Even some of his supporters are taking note of the communications challenge vis a vis jobs and unemployment.

AFL-CIO President Richard Trumka, for one, said Thursday that the nation’s unemployment problem does have Mr. Obama's attention, but “he has not effectively communicated it.” Obama and Mr. Trumka are slated to share the stage at a Labor Day rally on Monday in Milwaukee.

Trumka, speaking at a Monitor-sponsored breakfast for reporters on Thursday, blamed the president’s lack of effective communication on a mixed message. "I think the problem started whenever he started, in the same sentence, talking about job creation and the deficit reduction. He confused people with that." Trumka would have had Obama focus solely on the jobs issue. “We do not have a short-term deficit problem. We have a short-term jobs crisis,” Trumka argued.

The sense that voters don't see Obama as focused on curing widespread unemployment is not limited to Trumka. In a front-page story Friday, the Washington Post reports on a White House scramble to develop a package of new business tax breaks potentially worth hundreds of billions of dollars aimed at triggering business hiring. The Post quotes an anonymous Democratic strategist lamenting Obama’s apparent lack of focus on the jobs and economic issue, which is expected to dominate the 2010 elections.

"We did the mosque, Katrina, Iraq, and now Middle East peace?" the Post quotes the strategist as saying. "And in between you redo the Oval Office? It has become a joke."

On Friday, Obama lauded the creation of jobs in August and called on Republicans to help pass a jobs program for small businesses. But he also acknowledged that there “is no quick fix to the worst recession” since the Great Depression of the 1930s.

On the day the August jobs numbers were made public, Obama's team was ready and on message. “Don't be fooled - the economy added 67,000 private sector jobs,8th straight month of added private sector jobs, job loss came in Census work,” tweeted Robert Gibbs, White House press secretary.

The government reported Friday that the August jobless rate edged up to 9.6 percent from 9.5 percent in July, the first increase in four months. While there were some encouraging signs in the report, a rise in joblessness is terrible timing for the Democrats, who between now and Election Day will try to persuade voters worried about the sagging economy to let them keep control of Congress.

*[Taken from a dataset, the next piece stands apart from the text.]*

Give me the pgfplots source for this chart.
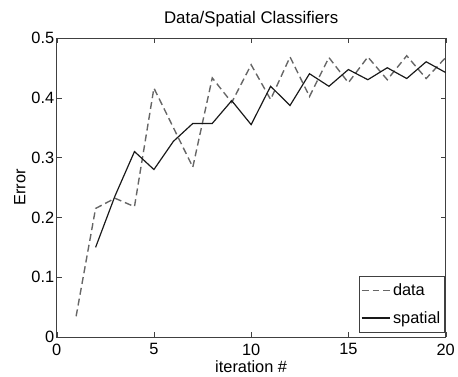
\documentclass[border=0pt]{standalone}
\usepackage{fontspec}
\setmainfont{Liberation Sans}
\usepackage{pgfplots}
\pgfplotsset{compat=1.18}
\begin{document}
\begin{tikzpicture}
\begin{axis}[
  scale only axis,
  width=391bp, height=301bp,
  xmin=0, xmax=20, ymin=0, ymax=0.5,
  xtick={0,5,10,15,20},
  ytick={0,0.1,0.2,0.3,0.4,0.5},
  yticklabel style={/pgf/number format/fixed,/pgf/number format/precision=1, xshift=1bp},
  /pgf/number format/assume math mode=true,
  tick align=inside,
  major tick length=5bp,
  axis line style={black!75},
  tick style={black!75},
  ticklabel style={font=\fontsize{16.5}{18}\selectfont},
  xticklabel style={yshift=-3bp},
  title={Data/Spatial Classifiers},
  title style={font=\fontsize{17}{20}\selectfont, yshift=1bp},
  xlabel={iteration \#},
  ylabel={Error},
  label style={font=\fontsize{16.5}{19}\selectfont},
  xlabel style={yshift=1bp},
  ylabel style={yshift=-1bp},
  legend style={font=\fontsize{16.5}{19}\selectfont, draw=black!75, inner xsep=2pt, inner ysep=6pt, row sep=10pt, at={(0.997,0.015)}, anchor=south east},
  legend cell align=left,
  legend image post style={xscale=1.7},
]
\addplot[color=black!60, line width=1.4pt, dash pattern=on 7bp off 4bp] coordinates {
(1,0.035) (2,0.215) (3,0.232) (4,0.218) (5,0.416) (6,0.350) (7,0.284)
(8,0.433) (9,0.392) (10,0.455) (11,0.397) (12,0.468) (13,0.402) (14,0.467)
(15,0.425) (16,0.468) (17,0.430) (18,0.470) (19,0.432) (20,0.467)};
\addlegendentry{data}
\addplot[color=black!90, line width=1.2pt] coordinates {
(2,0.150) (3,0.236) (4,0.310) (5,0.280) (6,0.327) (7,0.357) (8,0.357)
(9,0.395) (10,0.355) (11,0.419) (12,0.387) (13,0.440) (14,0.419) (15,0.447)
(16,0.430) (17,0.450) (18,0.432) (19,0.460) (20,0.442)};
\addlegendentry{spatial}
\end{axis}
\path (current axis.south west) ++(-57bp,-40bp) rectangle ++(458bp,379bp);
\end{tikzpicture}
\end{document}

House Republican leader John Boehner, who is likely to become speaker if Republicans take control of the House in November’s elections, released a statement saying, “now it is time” for Obama “to change course, abandon his job-killing policies, and find himself a new economic team. We need a Congress and a White House that will listen to the American people, who are asking ‘where are the jobs?’ and help end the uncertainty for small businesses.”

The Democrats' election-year woes are deepening, writes independent election analyst Charlie Cook in a new National Journal column. Their odds of retaining the House majority have been tough for months, but now their prospects for keeping control of the Senate appear to be worsening. Mr. Cook's latest assessment is that it is still "fairly unlikely" Republicans will pick up 10 seats and take control of the Senate, but that “the possibility of a GOP takeover is growing.”